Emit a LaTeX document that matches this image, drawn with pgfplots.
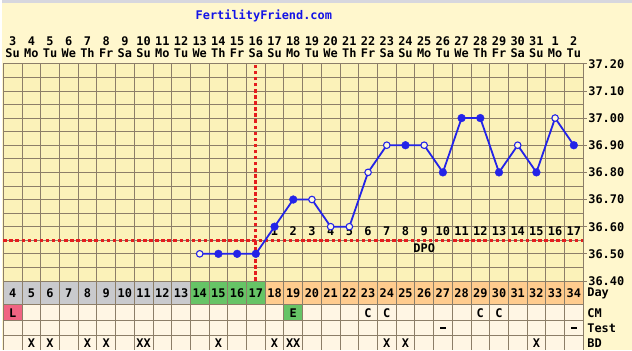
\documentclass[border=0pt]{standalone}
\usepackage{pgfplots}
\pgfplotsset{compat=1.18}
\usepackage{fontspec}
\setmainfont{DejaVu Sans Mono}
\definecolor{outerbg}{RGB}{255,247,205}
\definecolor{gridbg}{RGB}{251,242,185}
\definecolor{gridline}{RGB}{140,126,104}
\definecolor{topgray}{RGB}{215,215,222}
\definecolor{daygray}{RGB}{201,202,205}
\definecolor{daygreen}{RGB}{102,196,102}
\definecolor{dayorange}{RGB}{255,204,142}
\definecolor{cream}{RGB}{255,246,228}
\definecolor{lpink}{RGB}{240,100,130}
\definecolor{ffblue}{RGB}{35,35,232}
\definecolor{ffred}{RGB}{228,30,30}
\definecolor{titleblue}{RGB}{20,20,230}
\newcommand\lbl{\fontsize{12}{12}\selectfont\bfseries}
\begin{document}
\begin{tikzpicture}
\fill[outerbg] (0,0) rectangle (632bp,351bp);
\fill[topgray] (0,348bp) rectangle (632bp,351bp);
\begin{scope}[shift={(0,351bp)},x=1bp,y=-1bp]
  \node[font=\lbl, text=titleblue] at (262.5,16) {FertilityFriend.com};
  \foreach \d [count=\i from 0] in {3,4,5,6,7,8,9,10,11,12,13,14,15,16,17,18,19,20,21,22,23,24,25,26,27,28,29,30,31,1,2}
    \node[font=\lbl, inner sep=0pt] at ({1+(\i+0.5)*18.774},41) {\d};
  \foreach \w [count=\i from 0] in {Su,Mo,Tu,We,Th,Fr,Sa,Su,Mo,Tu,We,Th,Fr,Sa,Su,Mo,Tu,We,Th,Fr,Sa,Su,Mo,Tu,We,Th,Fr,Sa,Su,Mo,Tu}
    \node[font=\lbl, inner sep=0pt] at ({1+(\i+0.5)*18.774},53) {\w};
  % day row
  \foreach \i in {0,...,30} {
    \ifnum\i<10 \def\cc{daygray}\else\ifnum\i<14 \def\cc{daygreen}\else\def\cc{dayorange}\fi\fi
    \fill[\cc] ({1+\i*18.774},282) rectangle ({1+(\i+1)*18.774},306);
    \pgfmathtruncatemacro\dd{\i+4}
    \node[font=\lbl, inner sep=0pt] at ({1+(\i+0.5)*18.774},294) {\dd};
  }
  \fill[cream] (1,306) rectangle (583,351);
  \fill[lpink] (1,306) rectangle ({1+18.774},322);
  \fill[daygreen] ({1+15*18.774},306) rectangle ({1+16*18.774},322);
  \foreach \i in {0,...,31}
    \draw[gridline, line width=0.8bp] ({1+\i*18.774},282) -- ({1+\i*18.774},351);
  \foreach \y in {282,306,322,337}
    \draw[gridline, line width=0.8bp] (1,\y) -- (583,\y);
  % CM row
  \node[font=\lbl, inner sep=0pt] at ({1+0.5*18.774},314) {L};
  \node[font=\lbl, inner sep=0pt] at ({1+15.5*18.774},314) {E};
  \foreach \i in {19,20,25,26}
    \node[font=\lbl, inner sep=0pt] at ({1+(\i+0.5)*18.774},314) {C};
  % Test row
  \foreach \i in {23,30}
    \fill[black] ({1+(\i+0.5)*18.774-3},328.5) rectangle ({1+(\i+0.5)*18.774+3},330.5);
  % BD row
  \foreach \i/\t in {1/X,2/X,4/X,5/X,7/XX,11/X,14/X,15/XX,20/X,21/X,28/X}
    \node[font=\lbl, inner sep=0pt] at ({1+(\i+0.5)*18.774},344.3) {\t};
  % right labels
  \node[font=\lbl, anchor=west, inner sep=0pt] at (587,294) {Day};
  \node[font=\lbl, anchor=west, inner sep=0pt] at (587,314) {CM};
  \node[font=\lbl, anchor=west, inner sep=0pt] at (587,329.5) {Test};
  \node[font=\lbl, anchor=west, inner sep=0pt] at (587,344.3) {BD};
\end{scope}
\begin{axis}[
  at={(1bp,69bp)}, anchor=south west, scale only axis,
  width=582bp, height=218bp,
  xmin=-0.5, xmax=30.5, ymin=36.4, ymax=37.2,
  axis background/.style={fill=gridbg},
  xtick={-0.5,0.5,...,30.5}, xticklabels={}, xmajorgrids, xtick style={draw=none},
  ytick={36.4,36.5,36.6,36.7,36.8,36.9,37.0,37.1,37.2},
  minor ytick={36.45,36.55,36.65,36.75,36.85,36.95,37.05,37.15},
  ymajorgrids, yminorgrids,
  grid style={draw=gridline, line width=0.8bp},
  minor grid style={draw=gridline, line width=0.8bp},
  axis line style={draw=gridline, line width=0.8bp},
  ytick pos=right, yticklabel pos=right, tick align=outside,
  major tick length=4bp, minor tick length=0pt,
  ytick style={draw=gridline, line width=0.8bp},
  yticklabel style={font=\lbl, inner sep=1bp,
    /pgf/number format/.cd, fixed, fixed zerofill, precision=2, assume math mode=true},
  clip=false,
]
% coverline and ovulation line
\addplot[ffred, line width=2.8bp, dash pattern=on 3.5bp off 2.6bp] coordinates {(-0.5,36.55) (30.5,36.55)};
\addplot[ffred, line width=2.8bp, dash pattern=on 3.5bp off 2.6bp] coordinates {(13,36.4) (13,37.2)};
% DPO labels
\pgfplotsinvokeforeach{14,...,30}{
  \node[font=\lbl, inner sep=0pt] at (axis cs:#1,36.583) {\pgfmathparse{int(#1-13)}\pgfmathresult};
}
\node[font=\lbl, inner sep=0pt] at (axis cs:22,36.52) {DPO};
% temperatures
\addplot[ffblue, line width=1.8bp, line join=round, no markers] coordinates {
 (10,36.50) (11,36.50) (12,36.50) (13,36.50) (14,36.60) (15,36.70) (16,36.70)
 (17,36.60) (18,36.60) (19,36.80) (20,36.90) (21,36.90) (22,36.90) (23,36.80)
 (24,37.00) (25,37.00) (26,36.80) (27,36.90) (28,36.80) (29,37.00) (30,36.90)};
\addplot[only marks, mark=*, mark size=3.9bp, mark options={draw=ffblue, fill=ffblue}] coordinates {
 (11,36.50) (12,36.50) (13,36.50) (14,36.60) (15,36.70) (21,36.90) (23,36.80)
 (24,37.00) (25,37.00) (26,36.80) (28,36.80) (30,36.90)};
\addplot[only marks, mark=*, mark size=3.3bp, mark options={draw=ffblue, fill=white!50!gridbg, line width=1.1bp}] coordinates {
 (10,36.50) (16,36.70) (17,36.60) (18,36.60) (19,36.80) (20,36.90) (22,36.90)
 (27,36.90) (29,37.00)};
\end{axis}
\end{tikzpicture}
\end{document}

------------------------

● TASK BRIEF
Each line of the material must be retyped exactly, except that images are omitted.

● SOLVED PROBLEM
Emit a LaTeX document that matches this image, drawn with pgfplots.
\documentclass[border=0pt]{standalone}
\usepackage{pgfplots}
\pgfplotsset{compat=1.18}
\usepackage{fontspec}
\setmainfont{DejaVu Sans Mono}
\definecolor{outerbg}{RGB}{255,247,205}
\definecolor{gridbg}{RGB}{251,242,185}
\definecolor{gridline}{RGB}{140,126,104}
\definecolor{topgray}{RGB}{215,215,222}
\definecolor{daygray}{RGB}{201,202,205}
\definecolor{daygreen}{RGB}{102,196,102}
\definecolor{dayorange}{RGB}{255,204,142}
\definecolor{cream}{RGB}{255,246,228}
\definecolor{lpink}{RGB}{240,100,130}
\definecolor{ffblue}{RGB}{35,35,232}
\definecolor{ffred}{RGB}{228,30,30}
\definecolor{titleblue}{RGB}{20,20,230}
\newcommand\lbl{\fontsize{12}{12}\selectfont\bfseries}
\begin{document}
\begin{tikzpicture}
\fill[outerbg] (0,0) rectangle (632bp,351bp);
\fill[topgray] (0,348bp) rectangle (632bp,351bp);
\begin{scope}[shift={(0,351bp)},x=1bp,y=-1bp]
  \node[font=\lbl, text=titleblue] at (262.5,16) {FertilityFriend.com};
  \foreach \d [count=\i from 0] in {3,4,5,6,7,8,9,10,11,12,13,14,15,16,17,18,19,20,21,22,23,24,25,26,27,28,29,30,31,1,2}
    \node[font=\lbl, inner sep=0pt] at ({1+(\i+0.5)*18.774},41) {\d};
  \foreach \w [count=\i from 0] in {Su,Mo,Tu,We,Th,Fr,Sa,Su,Mo,Tu,We,Th,Fr,Sa,Su,Mo,Tu,We,Th,Fr,Sa,Su,Mo,Tu,We,Th,Fr,Sa,Su,Mo,Tu}
    \node[font=\lbl, inner sep=0pt] at ({1+(\i+0.5)*18.774},53) {\w};
  % day row
  \foreach \i in {0,...,30} {
    \ifnum\i<10 \def\cc{daygray}\else\ifnum\i<14 \def\cc{daygreen}\else\def\cc{dayorange}\fi\fi
    \fill[\cc] ({1+\i*18.774},282) rectangle ({1+(\i+1)*18.774},306);
    \pgfmathtruncatemacro\dd{\i+4}
    \node[font=\lbl, inner sep=0pt] at ({1+(\i+0.5)*18.774},294) {\dd};
  }
  \fill[cream] (1,306) rectangle (583,351);
  \fill[lpink] (1,306) rectangle ({1+18.774},322);
  \fill[daygreen] ({1+15*18.774},306) rectangle ({1+16*18.774},322);
  \foreach \i in {0,...,31}
    \draw[gridline, line width=0.8bp] ({1+\i*18.774},282) -- ({1+\i*18.774},351);
  \foreach \y in {282,306,322,337}
    \draw[gridline, line width=0.8bp] (1,\y) -- (583,\y);
  % CM row
  \node[font=\lbl, inner sep=0pt] at ({1+0.5*18.774},314) {L};
  \node[font=\lbl, inner sep=0pt] at ({1+15.5*18.774},314) {E};
  \foreach \i in {19,20,25,26}
    \node[font=\lbl, inner sep=0pt] at ({1+(\i+0.5)*18.774},314) {C};
  % Test row
  \foreach \i in {23,30}
    \fill[black] ({1+(\i+0.5)*18.774-3},328.5) rectangle ({1+(\i+0.5)*18.774+3},330.5);
  % BD row
  \foreach \i/\t in {1/X,2/X,4/X,5/X,7/XX,11/X,14/X,15/XX,20/X,21/X,28/X}
    \node[font=\lbl, inner sep=0pt] at ({1+(\i+0.5)*18.774},344.3) {\t};
  % right labels
  \node[font=\lbl, anchor=west, inner sep=0pt] at (587,294) {Day};
  \node[font=\lbl, anchor=west, inner sep=0pt] at (587,314) {CM};
  \node[font=\lbl, anchor=west, inner sep=0pt] at (587,329.5) {Test};
  \node[font=\lbl, anchor=west, inner sep=0pt] at (587,344.3) {BD};
\end{scope}
\begin{axis}[
  at={(1bp,69bp)}, anchor=south west, scale only axis,
  width=582bp, height=218bp,
  xmin=-0.5, xmax=30.5, ymin=36.4, ymax=37.2,
  axis background/.style={fill=gridbg},
  xtick={-0.5,0.5,...,30.5}, xticklabels={}, xmajorgrids, xtick style={draw=none},
  ytick={36.4,36.5,36.6,36.7,36.8,36.9,37.0,37.1,37.2},
  minor ytick={36.45,36.55,36.65,36.75,36.85,36.95,37.05,37.15},
  ymajorgrids, yminorgrids,
  grid style={draw=gridline, line width=0.8bp},
  minor grid style={draw=gridline, line width=0.8bp},
  axis line style={draw=gridline, line width=0.8bp},
  ytick pos=right, yticklabel pos=right, tick align=outside,
  major tick length=4bp, minor tick length=0pt,
  ytick style={draw=gridline, line width=0.8bp},
  yticklabel style={font=\lbl, inner sep=1bp,
    /pgf/number format/.cd, fixed, fixed zerofill, precision=2, assume math mode=true},
  clip=false,
]
% coverline and ovulation line
\addplot[ffred, line width=2.8bp, dash pattern=on 3.5bp off 2.6bp] coordinates {(-0.5,36.55) (30.5,36.55)};
\addplot[ffred, line width=2.8bp, dash pattern=on 3.5bp off 2.6bp] coordinates {(13,36.4) (13,37.2)};
% DPO labels
\pgfplotsinvokeforeach{14,...,30}{
  \node[font=\lbl, inner sep=0pt] at (axis cs:#1,36.583) {\pgfmathparse{int(#1-13)}\pgfmathresult};
}
\node[font=\lbl, inner sep=0pt] at (axis cs:22,36.52) {DPO};
% temperatures
\addplot[ffblue, line width=1.8bp, line join=round, no markers] coordinates {
 (10,36.50) (11,36.50) (12,36.50) (13,36.50) (14,36.60) (15,36.70) (16,36.70)
 (17,36.60) (18,36.60) (19,36.80) (20,36.90) (21,36.90) (22,36.90) (23,36.80)
 (24,37.00) (25,37.00) (26,36.80) (27,36.90) (28,36.80) (29,37.00) (30,36.90)};
\addplot[only marks, mark=*, mark size=3.9bp, mark options={draw=ffblue, fill=ffblue}] coordinates {
 (11,36.50) (12,36.50) (13,36.50) (14,36.60) (15,36.70) (21,36.90) (23,36.80)
 (24,37.00) (25,37.00) (26,36.80) (28,36.80) (30,36.90)};
\addplot[only marks, mark=*, mark size=3.3bp, mark options={draw=ffblue, fill=white!50!gridbg, line width=1.1bp}] coordinates {
 (10,36.50) (16,36.70) (17,36.60) (18,36.60) (19,36.80) (20,36.90) (22,36.90)
 (27,36.90) (29,37.00)};
\end{axis}
\end{tikzpicture}
\end{document}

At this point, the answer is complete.